I hope that helps answer the question!

julianpistorius commented 2 months ago

Thank you for explaining the rationale @yuvipanda! That helps answer my question, and makes a lot of sense.

Even though the OpenStack Cluster API provider doesn't explicitly support autoscaling to zero: https://github.com/kubernetes-sigs/cluster-api-provider-openstack/issues/1328

.. according to https://cluster-api.sigs.k8s.io/tasks/automated-machine-management/autoscaling.html#scale-from-zero-support it might still be possible:

If your Cluster API provider does not have support for scaling from zero, you may still use this feature through the capacity annotations. You may add these annotations to your MachineDeployments, or MachineSets if you are not using MachineDeployments (it is not needed on both), to instruct the cluster autoscaler about the sizing of the nodes in the node group. At the minimum, you must specify the CPU and memory annotations, these annotations should match the expected capacity of the nodes created from the infrastructure.
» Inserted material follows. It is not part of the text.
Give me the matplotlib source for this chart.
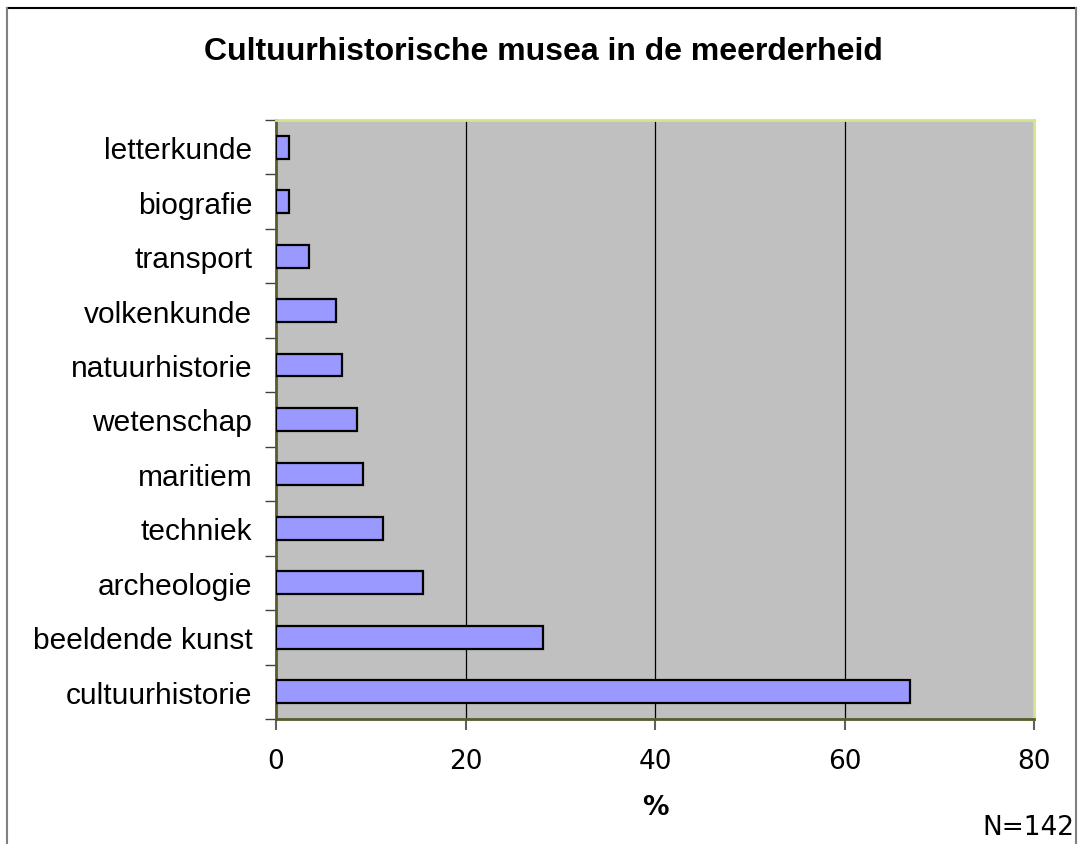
import numpy as np
import matplotlib.pyplot as plt
from matplotlib.lines import Line2D

# data (percent of N=142)
categories = ['cultuurhistorie', 'beeldende kunst', 'archeologie', 'techniek', 'maritiem',
              'wetenschap', 'natuurhistorie', 'volkenkunde', 'transport', 'biografie', 'letterkunde']
values = [66.9, 28.2, 15.5, 11.3, 9.2, 8.5, 7.0, 6.3, 3.5, 1.4, 1.4]
xticks = [0, 20, 40, 60, 80]

fig = plt.figure(figsize=(10.82, 8.45), dpi=100)
ax = fig.add_axes([276/1082, 1 - 720/845, (1034-276)/1082, (720-121)/845])
ax.set_facecolor('#c0c0c0')

y = np.arange(len(categories))
ax.barh(y, values, height=0.42, color='#9999ff', edgecolor='black', linewidth=1.6, zorder=3)

ax.set_xlim(0, 80)
ax.set_ylim(-0.5, len(categories) - 0.5)
ax.set_xticks(xticks)
ax.set_xticklabels([str(v) for v in xticks], fontfamily='DejaVu Sans', fontsize=19)
ax.set_yticks(y)
ax.set_yticklabels(categories, fontfamily='Liberation Sans', fontsize=21.5)
ax.set_yticks(np.arange(len(categories) + 1) - 0.5, minor=True)
ax.tick_params(axis='y', which='major', length=0, pad=17)
ax.tick_params(axis='y', which='minor', length=8, color='#404040', width=1)
ax.tick_params(axis='x', length=8, color='#606060', width=1.5, pad=13)

for g in xticks[1:-1]:
    ax.axvline(g, color='black', linewidth=0.9, zorder=1)

ax.spines['left'].set_color('#5a5a2a')
ax.spines['bottom'].set_color('#5a5a2a')
ax.spines['top'].set_color('#cfe68a')
ax.spines['right'].set_color('#cfe68a')
for s in ax.spines.values():
    s.set_linewidth(2)

ax.set_xlabel('%', fontfamily='DejaVu Sans', fontweight='bold', fontsize=19, labelpad=14)

fig.text(543/1082, 1 - 52/845, 'Cultuurhistorische musea in de meerderheid',
         ha='center', va='center', fontfamily='Liberation Sans', fontweight='bold', fontsize=23)
fig.text(1074/1082, 1 - 828/845, 'N=142', ha='right', va='center',
         fontfamily='DejaVu Sans', fontsize=19)

# outer frame (no bottom edge)
fig.add_artist(Line2D([7/1082, 1076/1082], [1 - 9/845, 1 - 9/845], transform=fig.transFigure, color='black', linewidth=1.5))
fig.add_artist(Line2D([7/1082, 7/1082], [1 - 9/845, 0], transform=fig.transFigure, color='#808080', linewidth=1.5))
fig.add_artist(Line2D([1076/1082, 1076/1082], [1 - 9/845, 0], transform=fig.transFigure, color='#808080', linewidth=1.5))

fig.savefig('out.png', dpi=100)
For example, if my MachineDeployment will create nodes that have “16000m” CPU, “128G” memory, “100Gi” ephemeral disk storage, 2 NVidia GPUs, and can support 200 max pods, the following annotations will instruct the autoscaler how to expand the node group from zero replicas:

apiVersion: cluster.x-k8s.io/v1alpha4
kind: MachineDeployment
metadata:
  annotations:
    cluster.x-k8s.io/cluster-api-autoscaler-node-group-max-size: "5"
    cluster.x-k8s.io/cluster-api-autoscaler-node-group-min-size: "0"
    capacity.cluster-autoscaler.kubernetes.io/memory: "128G"
    capacity.cluster-autoscaler.kubernetes.io/cpu: "16"
    capacity.cluster-autoscaler.kubernetes.io/ephemeral-disk: "100Gi"
    capacity.cluster-autoscaler.kubernetes.io/gpu-type: "nvidia.com/gpu"
    capacity.cluster-autoscaler.kubernetes.io/gpu-count: "2"
    capacity.cluster-autoscaler.kubernetes.io/maxPods: "200"

I'll work with @sd109 and @mkjpryor from @StackHPC to see what's possible on Jetstream2.